Asia Pacific: A win for net neutrality, a devastating setback for press freedom

    Asia Pacific: A win for net neutrality, a devastating setback for press freedom

    March 3, New Delhi: An arrest of a university student for sedition and subsequent attacks against journalists covering the story in India sparked international attention in February, drawing criticism from scholars and observers worldwide in defence of freedom of expression. Jawaharlal Nehru University student union president Kanhaiya Kumar was arrested on charges of sedition and 'anti-national' activities on 12 February, igniting widespread protests and debates on free speech. Media personnel covering courts in Delhi were threatened, manhandled and beaten by lawyers on 15 February as they were trying to cover Kanhaiya Kumar's hearing.

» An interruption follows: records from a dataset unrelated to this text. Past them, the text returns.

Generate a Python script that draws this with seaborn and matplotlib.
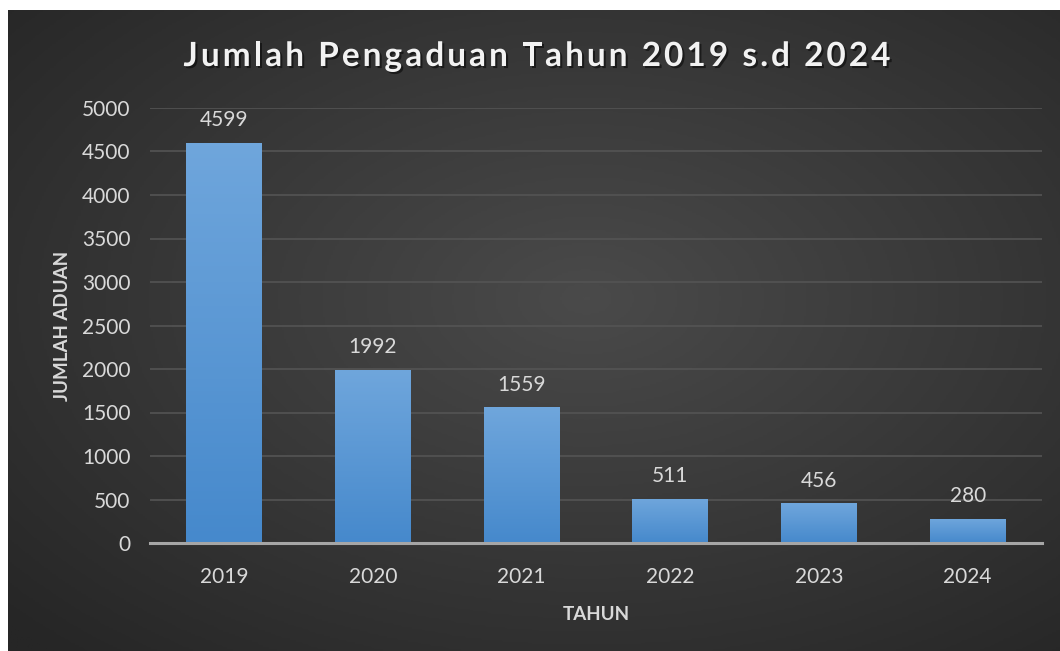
import numpy as np
import pandas as pd
import matplotlib
matplotlib.use("Agg")
import matplotlib.pyplot as plt
import matplotlib.patheffects as pe
from matplotlib.colors import LinearSegmentedColormap
import seaborn as sns

# ---- data ----
years = ["2019", "2020", "2021", "2022", "2023", "2024"]
aduan = [4599, 1992, 1559, 511, 456, 280]
title = "Jumlah Pengaduan Tahun 2019 s.d 2024"
xlabel = "TAHUN"
ylabel = "JUMLAH ADUAN"
yticks = [0, 500, 1000, 1500, 2000, 2500, 3000, 3500, 4000, 4500, 5000]

df = pd.DataFrame({"Tahun": years, "Aduan": aduan})

sns.set_theme(style="dark")
plt.rcParams["font.family"] = ["Lato", "DejaVu Sans"]

W, H = 1060, 651
fig = plt.figure(figsize=(W / 100, H / 100), dpi=100, facecolor="white")

# background panel with radial gradient
bg = fig.add_axes([8 / W, 0, 1 - 8 / W, (H - 10) / H])
bg.set_axis_off()
yy, xx = np.mgrid[0:1:300j, 0:1:500j]
r = np.sqrt(((xx - 0.55) / 0.75) ** 2 + ((yy - 0.45) / 0.75) ** 2)
r = np.clip(r, 0, 1)
bg_cmap = LinearSegmentedColormap.from_list("bg", ["#4a4a4a", "#262626"])
bg.imshow(r, cmap=bg_cmap, aspect="auto", extent=(0, 1, 0, 1), origin="upper")
bg.set_xlim(0, 1)
bg.set_ylim(0, 1)

ax = fig.add_axes([150 / W, 108 / H, 892 / W, 435 / H])
ax.set_facecolor("none")
sns.barplot(data=df, x="Tahun", y="Aduan", ax=ax, color="#5b9bd5",
            width=0.51, saturation=1, zorder=3)

ax.set_ylim(0, 5000)
ax.set_yticks(yticks)
ax.set_xlim(-0.5, len(years) - 0.5)

# gradient fill on bars
bar_cmap = LinearSegmentedColormap.from_list("bar", ["#4689cc", "#6fa6dc"])
grad = np.linspace(0, 1, 100).reshape(-1, 1)
for p in ax.patches:
    p.set_edgecolor("none")
    p.set_path_effects([pe.SimplePatchShadow(offset=(0, -1.5), shadow_rgbFace="black", alpha=0.35),
                        pe.Normal()])
    x0, y0 = p.get_x(), p.get_y()
    w, h = p.get_width(), p.get_height()
    im = ax.imshow(grad, cmap=bar_cmap, origin="lower", aspect="auto",
                   extent=(x0, x0 + w, y0, y0 + h), zorder=4)
    im.set_clip_path(p)
ax.set_ylim(0, 5000)
ax.set_xlim(-0.5, len(years) - 0.5)

ax.bar_label(ax.containers[0], labels=[str(v) for v in aduan], padding=9,
             color="#d9d9d9", fontsize=15, zorder=6)

# grid and spines
ax.grid(axis="y", color="#545454", linewidth=1.2, zorder=0)
ax.grid(axis="x", visible=False)
for s in ["top", "right", "left"]:
    ax.spines[s].set_visible(False)
ax.spines["bottom"].set_color("#a6a6a6")
ax.spines["bottom"].set_linewidth(2.2)
ax.spines["bottom"].set_zorder(5)

ax.tick_params(axis="y", length=0, pad=14, labelsize=15, labelcolor="#d9d9d9")
ax.tick_params(axis="x", length=0, pad=17, labelsize=15, labelcolor="#d9d9d9")

ax.set_xlabel(xlabel, fontsize=13.5, fontweight="bold", color="#d9d9d9", labelpad=14)
ax.set_ylabel(ylabel, fontsize=13.5, fontweight="bold", color="#d9d9d9", labelpad=8)

# title with letter spacing (drawn character by character)
renderer = fig.canvas.get_renderer()
tprops = dict(fontsize=24, fontweight="bold", color="#f2f2f2", va="baseline", ha="left",
              path_effects=[pe.withSimplePatchShadow(offset=(1.5, -1.5),
                                                     shadow_rgbFace="black", alpha=0.5)])
target_width = 707.0
widths = []
for ch in title:
    if ch == " ":
        t = fig.text(0, 0, "a a", **tprops)
        wa = fig.text(0, 0, "aa", **tprops)
        wd = t.get_window_extent(renderer).width - wa.get_window_extent(renderer).width
        t.remove(); wa.remove()
    else:
        t = fig.text(0, 0, ch, **tprops)
        wd = t.get_window_extent(renderer).width
        t.remove()
    widths.append(wd)
spacing = (target_width - sum(widths)) / (len(title) - 1)
xpos = 537 - target_width / 2
baseline_y = 66
for ch, wd in zip(title, widths):
    if ch != " ":
        fig.text(xpos / W, 1 - baseline_y / H, ch, **tprops)
    xpos += wd + spacing

fig.savefig("out.png", dpi=100, facecolor="white")
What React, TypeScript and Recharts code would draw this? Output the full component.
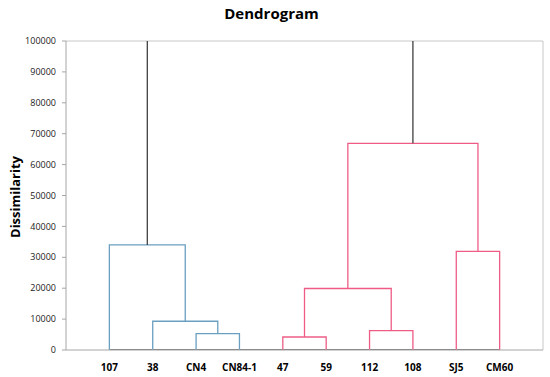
import { ComposedChart, Line, XAxis, YAxis, ReferenceLine } from 'recharts';

// leaves, left to right
const leaves = ['107', '38', 'CN4', 'CN84-1', '47', '59', '112', '108', 'SJ5', 'CM60'];

// merges: node ids 0..9 are leaves, merge k becomes node 10 + k
const mergeLeft = [2, 1, 0, 4, 6, 13, 8, 15, 12];
const mergeRight = [3, 10, 11, 5, 7, 14, 9, 16, 17];
const mergeHeight = [5300, 9300, 34000, 4200, 6300, 19900, 31900, 66900, 130000];
const mergeColor = ['#6A9FC0', '#6A9FC0', '#6A9FC0', '#EE5C86', '#EE5C86', '#EE5C86', '#EE5C86', '#EE5C86', '#404040'];

const yTicks = [0, 10000, 20000, 30000, 40000, 50000, 60000, 70000, 80000, 90000, 100000];

const font = '"Open Sans", sans-serif';

// x position and height of every node
const nodeX: number[] = leaves.map((_, i) => i + 1);
const nodeH: number[] = leaves.map(() => 0);
mergeLeft.forEach((a, k) => {
  const b = mergeRight[k];
  nodeX.push((nodeX[a] + nodeX[b]) / 2);
  nodeH.push(mergeHeight[k]);
});

const links = mergeLeft.map((a, k) => {
  const b = mergeRight[k];
  const h = mergeHeight[k];
  return [
    { x: nodeX[a], y: nodeH[a] },
    { x: nodeX[a], y: h },
    { x: nodeX[b], y: h },
    { x: nodeX[b], y: nodeH[b] },
  ];
});

const baseline = [
  { x: 1, y: 0 },
  { x: leaves.length, y: 0 },
];

export default function App() {
  return (
    <div style={{ position: 'absolute', left: 0, top: 0, width: 550, height: 377, background: '#fff' }}>
      <div
        style={{
          position: 'absolute',
          left: 0,
          top: 3,
          width: 543,
          textAlign: 'center',
          fontFamily: font,
          fontWeight: 700,
          fontSize: 15,
        }}
      >
        Dendrogram
      </div>
      <div
        style={{
          position: 'absolute',
          left: 15,
          top: 197,
          transform: 'translate(-50%, -50%) rotate(-90deg)',
          fontFamily: font,
          fontWeight: 700,
          fontSize: 13,
          whiteSpace: 'nowrap',
        }}
      >
        Dissimilarity
      </div>
      <ComposedChart width={550} height={377} margin={{ top: 41, right: 7, left: 0, bottom: 0 }}>
        <XAxis
          type="number"
          dataKey="x"
          domain={[0, 11]}
          ticks={leaves.map((_, i) => i + 1)}
          tickFormatter={(v: number) => leaves[v - 1] ?? ''}
          tickLine={false}
          tickSize={0}
          tickMargin={14}
          height={27}
          axisLine={{ stroke: '#A6A6A6' }}
          tick={{ fill: '#000', fontFamily: font, fontWeight: 700, fontSize: 10 }}
          interval={0}
        />
        <YAxis
          type="number"
          domain={[0, 100000]}
          ticks={yTicks}
          allowDataOverflow
          width={66}
          tickSize={4}
          tickMargin={6}
          axisLine={{ stroke: '#A6A6A6' }}
          tickLine={{ stroke: '#A6A6A6' }}
          tick={{ fill: '#222', fontFamily: font, fontSize: 9 }}
        />
        <ReferenceLine y={100000} stroke="#C8C8C8" />
        <ReferenceLine x={11} stroke="#C8C8C8" />
        <Line
          data={baseline}
          dataKey="y"
          stroke="#404040"
          strokeWidth={1.3}
          dot={false}
          isAnimationActive={false}
        />
        {links.map((pts, k) => (
          <Line
            key={k}
            data={pts}
            dataKey="y"
            name={`link${k}`}
            stroke={mergeColor[k]}
            strokeWidth={1.3}
            dot={false}
            isAnimationActive={false}
          />
        ))}
      </ComposedChart>
    </div>
  );
}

    The Committee to Protect Journalists (CPJ) expressed its concern over the worsening state of press freedom in India following the incident, while the International Federation of Journalists also condemned the attacks. According to media reports, hundreds of local journalists marched to the Supreme Court on 16 February to protest the alleged police inaction during the attacks, and called on the government to launch an inquiry into the incident.

    Safety of journalists is a serious issue in India, as killings take place with impunity. On 13 February, three gunmen on motorcycles fatally shot journalist Karun Misra in the state of Uttar Pradesh, making it the third case in the state since June 2015, according to the CPJ. While the motive was not immediately clear, the CPJ said the killing of Misra, who was Ambedkarnagar bureau chief of the Hindi daily Jan Sandesh Times, showed “India was becoming a more dangerous place to practice journalism and that Uttar Pradesh, in particular, has emerged as a dangerous place to be a journalist.”

    The Philippines saw the first journalist killing for the year this month, when radio broadcaster Elvis Oradniza of the Pagadian City-based dxWO Power 99 FM, south of Manila, was shot dead by an unidentified assailant on 16 February. According to the Center for Media Freedom and Responsibility, Oradniza was said to have been reporting and commenting on illegal drugs and illegal gambling in Pitogo town before he was killed. CMFR said that if proven work-related, his killing would be the 151st case of journalist killed in the line of duty since 1986 and 30th under the current government of President Benigno Aquino III.

    In response to the attacks against journalists in Afghanistan, President Ashraf Ghani issued a decree on 31 January to facilitate media activity and fight against impunity for crimes of violence against journalists. Reporters Without Borders (RWB) welcomed the decree, which came after a series attacks against journalists, including the fatal shooting of senior Afghan broadcast journalist Mohammad Zubair Khaksar and the beating of freelance reporter Yahya Jawahari. The CPJ said that while the government has made promises to address the situation, it should find an effective method of reversing the hostile environment for the media.